Olivia Chow and Doug Ford hammered at the details of front-runner John Tory's SmartTrack plan, holding competing show-and-tell news conferences Monday in Scarborough to point out what they say are flaws in his proposal to use existing GO Transit lines to run a new rapid-rail service.
Ms. Chow pointed out the need to double single-track stretches of line to run the service, while Mr. Ford took reporters on a walk through the city's east end to point out the distance between a subway stop and train station.
Mr. Tory responded that the cost of a second track was included in the cost of his $8-billion plan and pointed out many people make the half-block walk between the Main Street station and Danforth GO station.
But the three candidates saved their sharpest comments Monday for what they characterized as the inadequate response of their rivals to racist and anti-Semitic remarks, with Mr.
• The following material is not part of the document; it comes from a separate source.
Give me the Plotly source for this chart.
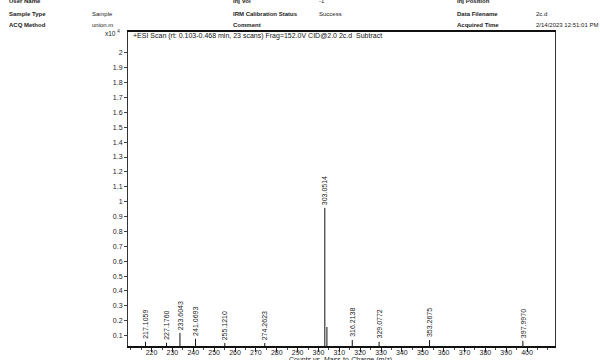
import plotly.graph_objects as go

# Centroided peaks: m/z and abundance (x10^4 counts)
mz_values = [217.1059, 227.1760, 233.6043, 241.0693, 255.1210, 274.2623,
             303.0514, 304.0548, 316.2138, 329.0772, 353.2675, 397.9970]
counts = [0.058, 0.052, 0.118, 0.078, 0.050, 0.050,
          0.958, 0.158, 0.070, 0.058, 0.070, 0.065]
labelled = [True, True, True, True, True, True,
            True, False, True, True, True, True]

x_major = list(range(220, 401, 10))
y_ticks = [round(0.1 * i, 1) for i in range(1, 21)]

header_rows = [
    [("User Name", True), ("", False), ("Inj Vol", True), ("-1", False),
     ("Inj Position", True), ("", False)],
    [("Sample Type", True), ("Sample", False), ("IRM Calibration Status", True),
     ("Success", False), ("Data Filename", True), ("2c.d", False)],
    [("ACQ Method", True), ("union.m", False), ("Comment", True), ("", False),
     ("Acquired Time", True), ("2/14/2023 12:51:01 PM", False)],
]
header_cols = [7, 90, 231, 317, 455, 534]
header_rows_y = [1, 14, 25]

scan_title = "+ESI Scan (rt: 0.103-0.468 min, 23 scans) Frag=152.0V CID@2.0 2c.d  Subtract"
x_title = "Counts vs. Mass-to-Charge (m/z)"

W, H = 600, 360
L, R, T, B = 128, 555, 32, 346
FONT = "Liberation Sans, Arial, sans-serif"


def px(xp):
    return (xp - L) / (R - L)


def py(yp):
    return (B - yp) / (B - T)


# stick spectrum as vertical line segments
xs, ys = [], []
for m, c in zip(mz_values, counts):
    xs += [m, m, None]
    ys += [0, c, None]

fig = go.Figure()
fig.add_trace(go.Scatter(x=xs, y=ys, mode="lines",
                         line=dict(color="#111111", width=1),
                         hoverinfo="skip", showlegend=False))

annotations = []
for m, c, lab in zip(mz_values, counts, labelled):
    if not lab:
        continue
    annotations.append(dict(
        x=m, y=c, xref="x", yref="y", text=f"{m:.4f}", textangle=-90,
        showarrow=False, xanchor="center", yanchor="bottom", yshift=1,
        font=dict(family=FONT, size=7, color="#1a1a1a")))

for r, row in enumerate(header_rows):
    for (txt, bold), xc in zip(row, header_cols):
        if not txt:
            continue
        annotations.append(dict(
            x=px(xc), y=py(header_rows_y[r]), xref="paper", yref="paper",
            text=f"<b>{txt}</b>" if bold else txt, showarrow=False,
            xanchor="left", yanchor="middle",
            font=dict(family=FONT, size=6, color="#222222")))

annotations.append(dict(
    x=px(131), y=py(36), xref="paper", yref="paper", text=scan_title,
    showarrow=False, xanchor="left", yanchor="middle",
    font=dict(family=FONT, size=7, color="#111111")))
annotations.append(dict(
    x=px(122), y=py(33), xref="paper", yref="paper",
    text="x10 <sup>4</sup>", showarrow=False, xanchor="right", yanchor="middle",
    font=dict(family=FONT, size=6.5, color="#222222")))
annotations.append(dict(
    x=px(340), y=py(359.5), xref="paper", yref="paper", text=x_title,
    showarrow=False, xanchor="center", yanchor="middle",
    font=dict(family=FONT, size=7, color="#222222")))

fig.update_layout(
    width=W, height=H,
    margin=dict(l=L, r=W - R, t=T, b=H - B, autoexpand=False),
    paper_bgcolor="white", plot_bgcolor="white",
    annotations=annotations,
    xaxis=dict(
        range=[208.7, 413.4], tickvals=x_major,
        ticktext=[str(v) for v in x_major],
        ticks="outside", ticklen=4, tickwidth=1, tickcolor="#222",
        ticklabelstandoff=-5,
        minor=dict(dtick=5, tick0=0, ticks="outside", ticklen=2, tickcolor="#444"),
        showgrid=False, zeroline=False, automargin=False,
        showline=True, linecolor="#111", linewidth=1.5, mirror=True,
        tickfont=dict(family=FONT, size=7, color="#222")),
    yaxis=dict(
        range=[0.03, 2.14], tickvals=y_ticks,
        ticktext=[f"{v:g}" for v in y_ticks],
        ticks="outside", ticklen=3, tickwidth=1, tickcolor="#444",
        showgrid=False, zeroline=False, automargin=False,
        showline=True, linecolor="#333", linewidth=1, mirror=True,
        tickfont=dict(family=FONT, size=7, color="#222")),
)

fig.write_html("out.html")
Ford demanding an apology from Mr. Tory for suggesting he is anti-Semitic, pointing out that his wife is Jewish.
The issue came to the forefront in a weekend debate when Mr. Ford was confronted about an anti-Semitic slur his brother Mayor Rob Ford was alleged to have used last winter.
Though Mr. Ford called his brother's comment "unacceptable," he began his answer by citing his "Jewish doctor, my Jewish dentist, my Jewish lawyer, my Jewish … accountant" as proof that he and his family have "the utmost respect for the Jewish community."
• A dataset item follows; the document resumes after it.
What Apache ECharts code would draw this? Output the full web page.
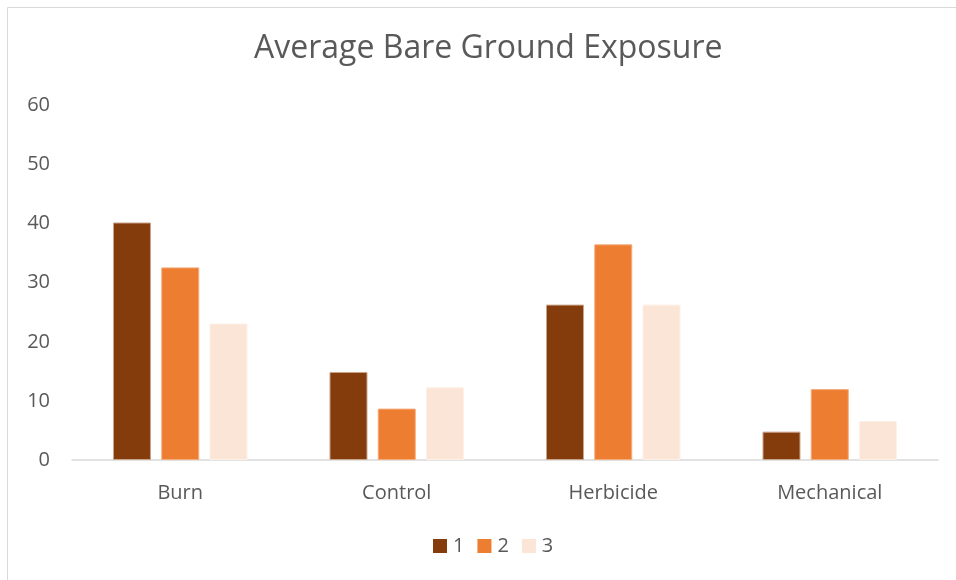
<!DOCTYPE html>
<html><head><meta charset="utf-8">
<script src="https://cdn.jsdelivr.net/npm/echarts@6/dist/echarts.min.js"></script>
<style>html,body{margin:0;padding:0;background:#fff}#c{width:956px;height:580px}</style>
</head><body><div id="c"></div>
<script>
const categories = ['Burn', 'Control', 'Herbicide', 'Mechanical'];
const seriesNames = ['1', '2', '3'];
const values1 = [40.2, 14.9, 26.3, 4.8];
const values2 = [32.6, 8.7, 36.5, 12.0];
const values3 = [23.1, 12.3, 26.3, 6.6];
const colors = ['#843C0C', '#ED7D31', '#FBE5D6'];
const borders = ['#c9a48c', '#f5ab7a', '#fdf0e7'];
const font = '"Open Sans", "Liberation Sans", sans-serif';
const chart = echarts.init(document.getElementById('c'), null, {renderer: 'canvas'});
const data = [values1, values2, values3];
chart.setOption({
  animation: false,
  backgroundColor: '#fff',
  graphic: [{type: 'rect', shape: {x: 7.5, y: 7.5, width: 1000, height: 1000}, style: {fill: 'none', stroke: '#d9d9d9', lineWidth: 1}, silent: true}],
  title: {text: 'Average Bare Ground Exposure', left: 254, top: 33, padding: 0, textStyle: {fontFamily: font, fontSize: 32, fontWeight: 'normal', color: '#595959'}},
  legend: {top: 536, left: 433, padding: 0, itemWidth: 14, itemHeight: 14, itemGap: 13, icon: 'rect',
    itemStyle: {borderWidth: 0},
    textStyle: {fontFamily: font, fontSize: 20, color: '#595959', padding: [0, 0, 0, 1]}, data: seriesNames},
  grid: {left: 72, right: 18, top: 105.5, bottom: 120},
  xAxis: {type: 'category', data: categories, axisLine: {lineStyle: {color: '#d9d9d9', width: 1.5}}, axisTick: {show: false},
    axisLabel: {fontFamily: font, fontSize: 20, color: '#595959', margin: 23}},
  yAxis: {type: 'value', min: 0, max: 60, interval: 10, splitLine: {show: false}, axisLine: {show: false}, axisTick: {show: false},
    axisLabel: {fontFamily: font, fontSize: 20, color: '#595959', margin: 22}},
  series: seriesNames.map((n, i) => ({
    name: n, type: 'bar', data: data[i], barWidth: 38, barGap: '27%',
    itemStyle: {color: colors[i], borderColor: borders[i], borderWidth: 1}
  }))
});
</script></body></html>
Mr. Tory's camp issued a statement shortly after denouncing Mr. Ford's "shameful comments and behaviour."
Mr. Ford hit back Monday, calling Mr. Tory's statement "the most disgusting low blow." Asked whether he was stereotyping the Jewish community, Mr. Ford responded: "Not at all. The Ford family has an extensive relationship, a great relationship, with the Jewish community. As a matter of fact, my wife is Jewish. Her mother is Jewish. And they have to come after me? You've got to be joking."
A Ford spokesman later added that the candidate "was quite sad" to feel compelled to bring up Karla Ford's lineage. "Her grandparents on her mother's side were in fact Orthodox Jews," Jeff Silverstein said. He did not elaborate on the role that either Judaism or the Jewish community plays in Ms. Ford's life.
During a debate Monday night, Mr. Tory said it is Mr. Ford who should be apologizing, both for the remarks of his brother and for comments he has made in the past.
Mr. Ford shot back that Mr. Tory had called him "trash," asking the full lecture hall at Centennial College, "Is that not a racist comment?"
He later raised questions with reporters about the Tory family's membership at the Rosedale Golf Club, which in the past did not have Jewish members. Mr. Tory countered that he and his father had fought to get the first Jewish member at the club.
Ms. Chow for her part told reporters before the debate her campaign has been the target of sexist and racist messages and remarks. And she challenged the response of Mr. Tory and Mr. Ford who did not speak up at a past debate when a member of the audience directed racial slurs at her.
"We all need to say no to it," she said of racism, "and I wish that night that my colleagues had stood up and said that to that gentleman."
Mr. Tory responded that he thought Ms. Chow "spoke very eloquently," when she confronted the gentleman, but Ms. Chow later told reporters anyone who wants to lead the city needs to speak up against such comments.